Los países de la órbita soviética, mientras tanto, padecían varios decenios de estancamiento y dictadura, con sucesivas revueltas populares en Alemania Oriental (1953), Hungría (1956), Checoslovaquia (1968) y Polonia (1980). Solo la intervención o la amenaza del Ejército soviético mantuvo a esos países bajo el control de Moscú. En Asia, América (Cuba) y África los regímenes formalmente marxistas condujeron a esos países a la miseria, frente a la prosperidad que se producía en Japón, Corea del Sur, Taiwán, Singapur y otros.

Los bolcheviques, primero con Lenin y después con Stalin, establecieron un aparato de poder basado en el terror. No obstante, una minoría de socialistas de otros países asumieron que, con todos sus defectos, se había logrado establecer por vez primera un auténtico régimen socialista...

La crisis del petróleo, iniciada a finales de 1973, hizo renacer las expectativas de una supuesta crisis final del capitalismo. Pero de nuevo los hechos desmintieron la profecía y, tras la muerte del tirano Mao Tse Tung, China implantó de forma progresiva los principios de la economía de mercado. Gracias a ello registró, durante más de un cuarto de siglo, los mayores crecimientos de la historia económica mundial, hasta convertirse en la actualidad en la segunda economía del planeta, solo detrás de los Estados Unidos. La evidencia del fracaso del modelo soviético llevó a la pacífica revolución de 1989, que en la URSS y los otros países de su órbita abrió la puerta a la democracia. Incluso partidos comunistas tan poderosos como el italiano, el francés o el portugués quedaron reducidos a la irrelevancia, con la desaparición de sus siglas.

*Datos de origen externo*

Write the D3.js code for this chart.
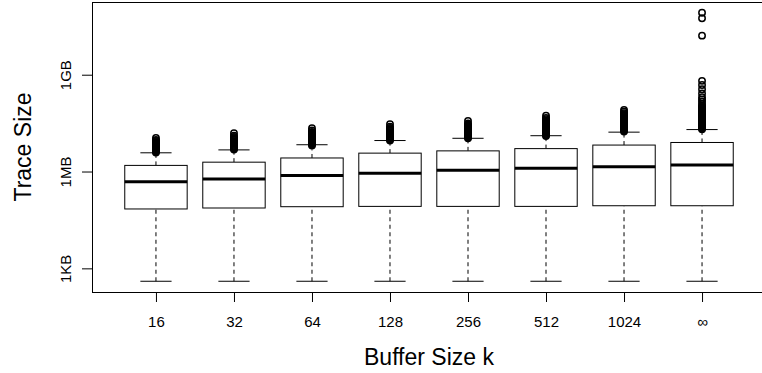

La crisis de Venezuela en los años noventa y de otros países a partir de 2008 volvió a plantear la aparición significativa de un neomarxismo. Aunque sería exagerado imputar alguna coherencia ideológica a dirigentes como Hugo Chávez y Nicolás Maduro, que en realidad han sido cabezas de una mafia de intereses cohesionada por el poder y el beneficio personal.

En Grecia y España aparecieron nuevas fuerzas políticas que ocuparon parte del espacio ocupado por los partidos tradicionales, mediante programas que combinaban recetas populistas con dogmatismos neomarxistas surgidos de ámbitos universitarios mediocres. El griego Tsipras abandonó el poder tras ser derrotado en las elecciones de 2019; y en España la coalición Podemos, que consiguió 71 escaños en 2015 (en un parlamento de 350 diputados), se vio reducida a 35 en 2019, además de sufrir varias convulsiones internas. Casi todo su poder municipal o regional ha desaparecido. Hoy su seña de identidad es el declive; al menos hasta la próxima ocasión en que los falsos profetas vuelvan a tener audiencia. Ya se sabe: los zombies siempre resucitan.